_Instructions for the task_: Locate the line that contains "Generate a web" and the line that contains "60, 70, 80];". Copy both of them exactly, together with every line between them, and no others.

_Plotting code records_:
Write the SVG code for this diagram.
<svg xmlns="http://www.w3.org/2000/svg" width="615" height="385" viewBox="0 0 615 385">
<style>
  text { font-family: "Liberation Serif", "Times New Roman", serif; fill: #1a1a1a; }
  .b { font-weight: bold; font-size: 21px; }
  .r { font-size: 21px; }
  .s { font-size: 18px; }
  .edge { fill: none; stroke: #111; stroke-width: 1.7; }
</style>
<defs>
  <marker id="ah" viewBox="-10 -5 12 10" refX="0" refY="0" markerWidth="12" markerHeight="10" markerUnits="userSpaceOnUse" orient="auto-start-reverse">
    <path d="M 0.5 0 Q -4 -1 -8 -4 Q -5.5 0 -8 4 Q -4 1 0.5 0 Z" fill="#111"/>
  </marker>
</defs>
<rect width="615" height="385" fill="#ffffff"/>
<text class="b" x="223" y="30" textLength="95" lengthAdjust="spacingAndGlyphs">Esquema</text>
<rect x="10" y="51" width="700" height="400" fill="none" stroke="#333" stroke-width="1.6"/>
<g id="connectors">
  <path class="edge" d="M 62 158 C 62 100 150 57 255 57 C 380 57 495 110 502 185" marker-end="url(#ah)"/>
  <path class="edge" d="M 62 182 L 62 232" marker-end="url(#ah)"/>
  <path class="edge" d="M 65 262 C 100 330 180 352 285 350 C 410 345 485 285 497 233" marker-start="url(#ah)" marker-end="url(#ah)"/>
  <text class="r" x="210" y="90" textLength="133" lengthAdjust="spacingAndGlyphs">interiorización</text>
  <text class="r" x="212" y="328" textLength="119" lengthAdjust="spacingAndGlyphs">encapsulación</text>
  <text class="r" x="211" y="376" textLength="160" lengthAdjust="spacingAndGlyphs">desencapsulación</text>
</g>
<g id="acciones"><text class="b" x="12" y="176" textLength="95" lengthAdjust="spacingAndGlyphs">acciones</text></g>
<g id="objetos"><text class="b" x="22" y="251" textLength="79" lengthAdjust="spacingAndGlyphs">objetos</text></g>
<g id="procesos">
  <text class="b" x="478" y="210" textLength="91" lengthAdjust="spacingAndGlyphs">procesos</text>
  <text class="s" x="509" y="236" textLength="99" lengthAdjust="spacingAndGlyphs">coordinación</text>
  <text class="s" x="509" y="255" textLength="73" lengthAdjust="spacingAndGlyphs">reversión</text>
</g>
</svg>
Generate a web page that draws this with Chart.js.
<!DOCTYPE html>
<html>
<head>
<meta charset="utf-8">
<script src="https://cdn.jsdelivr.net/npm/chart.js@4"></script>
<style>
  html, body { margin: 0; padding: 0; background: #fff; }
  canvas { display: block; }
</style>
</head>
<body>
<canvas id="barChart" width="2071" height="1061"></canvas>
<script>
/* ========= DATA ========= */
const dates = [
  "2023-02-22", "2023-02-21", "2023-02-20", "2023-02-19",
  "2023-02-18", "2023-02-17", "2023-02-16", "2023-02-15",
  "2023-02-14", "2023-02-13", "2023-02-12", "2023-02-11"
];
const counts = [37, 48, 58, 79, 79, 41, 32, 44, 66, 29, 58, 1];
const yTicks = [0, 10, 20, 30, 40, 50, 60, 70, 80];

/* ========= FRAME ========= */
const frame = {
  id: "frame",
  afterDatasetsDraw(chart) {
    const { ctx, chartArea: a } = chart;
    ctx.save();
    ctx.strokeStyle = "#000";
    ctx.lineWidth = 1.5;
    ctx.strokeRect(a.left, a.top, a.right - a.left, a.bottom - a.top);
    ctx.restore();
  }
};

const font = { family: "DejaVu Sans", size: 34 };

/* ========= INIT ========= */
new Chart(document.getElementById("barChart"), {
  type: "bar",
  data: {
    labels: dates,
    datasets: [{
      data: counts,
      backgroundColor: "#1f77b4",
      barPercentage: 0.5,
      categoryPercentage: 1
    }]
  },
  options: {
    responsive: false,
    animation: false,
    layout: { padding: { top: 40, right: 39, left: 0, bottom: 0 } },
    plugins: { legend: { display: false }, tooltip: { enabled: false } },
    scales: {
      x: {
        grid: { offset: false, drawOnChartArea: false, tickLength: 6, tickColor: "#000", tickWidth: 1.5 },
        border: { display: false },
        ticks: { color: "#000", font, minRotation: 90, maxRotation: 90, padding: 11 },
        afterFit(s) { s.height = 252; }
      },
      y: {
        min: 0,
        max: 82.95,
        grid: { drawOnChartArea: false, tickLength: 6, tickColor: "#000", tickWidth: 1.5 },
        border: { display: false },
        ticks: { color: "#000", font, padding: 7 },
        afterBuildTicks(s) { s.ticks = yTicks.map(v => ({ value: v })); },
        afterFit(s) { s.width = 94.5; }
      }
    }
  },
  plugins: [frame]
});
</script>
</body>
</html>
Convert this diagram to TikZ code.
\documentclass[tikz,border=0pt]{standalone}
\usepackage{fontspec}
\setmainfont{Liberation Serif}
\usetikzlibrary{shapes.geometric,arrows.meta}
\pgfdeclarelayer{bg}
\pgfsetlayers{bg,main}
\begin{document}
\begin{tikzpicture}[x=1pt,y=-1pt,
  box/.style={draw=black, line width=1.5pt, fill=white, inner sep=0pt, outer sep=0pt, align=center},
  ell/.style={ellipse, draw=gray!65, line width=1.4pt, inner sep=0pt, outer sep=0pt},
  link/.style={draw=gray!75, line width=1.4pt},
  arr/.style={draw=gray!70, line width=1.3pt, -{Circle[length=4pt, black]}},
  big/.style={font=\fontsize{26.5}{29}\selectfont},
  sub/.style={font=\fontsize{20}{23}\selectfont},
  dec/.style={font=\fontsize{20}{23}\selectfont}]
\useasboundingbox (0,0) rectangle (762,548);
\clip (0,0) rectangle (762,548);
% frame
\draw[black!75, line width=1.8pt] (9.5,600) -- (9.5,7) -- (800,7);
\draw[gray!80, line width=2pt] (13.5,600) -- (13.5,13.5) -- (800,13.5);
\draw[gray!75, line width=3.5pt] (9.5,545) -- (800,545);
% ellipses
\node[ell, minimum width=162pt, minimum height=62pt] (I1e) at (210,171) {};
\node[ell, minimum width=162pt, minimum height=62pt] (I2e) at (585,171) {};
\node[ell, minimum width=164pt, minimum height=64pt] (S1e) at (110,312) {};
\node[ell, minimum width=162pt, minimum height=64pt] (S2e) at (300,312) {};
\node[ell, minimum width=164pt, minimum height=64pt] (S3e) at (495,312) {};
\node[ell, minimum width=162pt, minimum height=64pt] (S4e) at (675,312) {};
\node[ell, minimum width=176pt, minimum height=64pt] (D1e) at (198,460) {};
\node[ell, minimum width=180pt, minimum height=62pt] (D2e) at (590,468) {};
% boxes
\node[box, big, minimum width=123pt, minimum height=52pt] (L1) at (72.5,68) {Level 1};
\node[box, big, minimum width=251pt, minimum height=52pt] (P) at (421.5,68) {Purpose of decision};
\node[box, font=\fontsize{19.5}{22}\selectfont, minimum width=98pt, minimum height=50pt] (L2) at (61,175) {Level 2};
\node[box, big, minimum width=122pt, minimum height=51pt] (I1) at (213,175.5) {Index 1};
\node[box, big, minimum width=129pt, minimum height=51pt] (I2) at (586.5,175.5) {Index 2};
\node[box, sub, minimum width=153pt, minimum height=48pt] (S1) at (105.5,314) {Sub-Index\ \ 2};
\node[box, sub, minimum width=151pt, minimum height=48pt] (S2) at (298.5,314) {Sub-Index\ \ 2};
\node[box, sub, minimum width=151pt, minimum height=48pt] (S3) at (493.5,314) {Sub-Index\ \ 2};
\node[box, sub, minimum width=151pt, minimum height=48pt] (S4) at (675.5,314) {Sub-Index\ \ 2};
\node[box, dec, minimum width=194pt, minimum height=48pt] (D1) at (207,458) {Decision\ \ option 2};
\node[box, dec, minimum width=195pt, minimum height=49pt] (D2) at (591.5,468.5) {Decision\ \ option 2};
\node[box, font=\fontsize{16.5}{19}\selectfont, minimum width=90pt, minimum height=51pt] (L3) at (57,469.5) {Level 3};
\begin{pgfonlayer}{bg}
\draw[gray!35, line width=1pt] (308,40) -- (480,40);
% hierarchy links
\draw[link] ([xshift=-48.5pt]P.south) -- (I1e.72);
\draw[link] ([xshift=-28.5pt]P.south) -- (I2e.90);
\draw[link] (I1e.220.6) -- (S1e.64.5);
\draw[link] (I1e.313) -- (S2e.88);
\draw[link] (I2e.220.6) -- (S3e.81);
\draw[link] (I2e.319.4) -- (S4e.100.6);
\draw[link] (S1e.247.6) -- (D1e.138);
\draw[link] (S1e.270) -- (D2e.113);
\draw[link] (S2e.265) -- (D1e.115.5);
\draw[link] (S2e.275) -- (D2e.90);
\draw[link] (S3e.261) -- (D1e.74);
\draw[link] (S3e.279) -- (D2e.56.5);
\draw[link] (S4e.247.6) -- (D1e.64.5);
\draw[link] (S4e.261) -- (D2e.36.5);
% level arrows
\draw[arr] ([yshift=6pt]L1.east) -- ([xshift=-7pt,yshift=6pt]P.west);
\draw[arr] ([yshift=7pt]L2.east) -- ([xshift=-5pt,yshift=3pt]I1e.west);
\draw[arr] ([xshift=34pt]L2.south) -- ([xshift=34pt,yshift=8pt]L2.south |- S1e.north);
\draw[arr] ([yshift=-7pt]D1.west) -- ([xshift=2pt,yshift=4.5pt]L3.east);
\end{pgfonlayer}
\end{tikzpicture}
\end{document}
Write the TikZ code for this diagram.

_Written solution_:
Generate a web page that draws this with Chart.js.
<!DOCTYPE html>
<html>
<head>
<meta charset="utf-8">
<script src="https://cdn.jsdelivr.net/npm/chart.js@4"></script>
<style>
  html, body { margin: 0; padding: 0; background: #fff; }
  canvas { display: block; }
</style>
</head>
<body>
<canvas id="barChart" width="2071" height="1061"></canvas>
<script>
/* ========= DATA ========= */
const dates = [
  "2023-02-22", "2023-02-21", "2023-02-20", "2023-02-19",
  "2023-02-18", "2023-02-17", "2023-02-16", "2023-02-15",
  "2023-02-14", "2023-02-13", "2023-02-12", "2023-02-11"
];
const counts = [37, 48, 58, 79, 79, 41, 32, 44, 66, 29, 58, 1];
const yTicks = [0, 10, 20, 30, 40, 50, 60, 70, 80];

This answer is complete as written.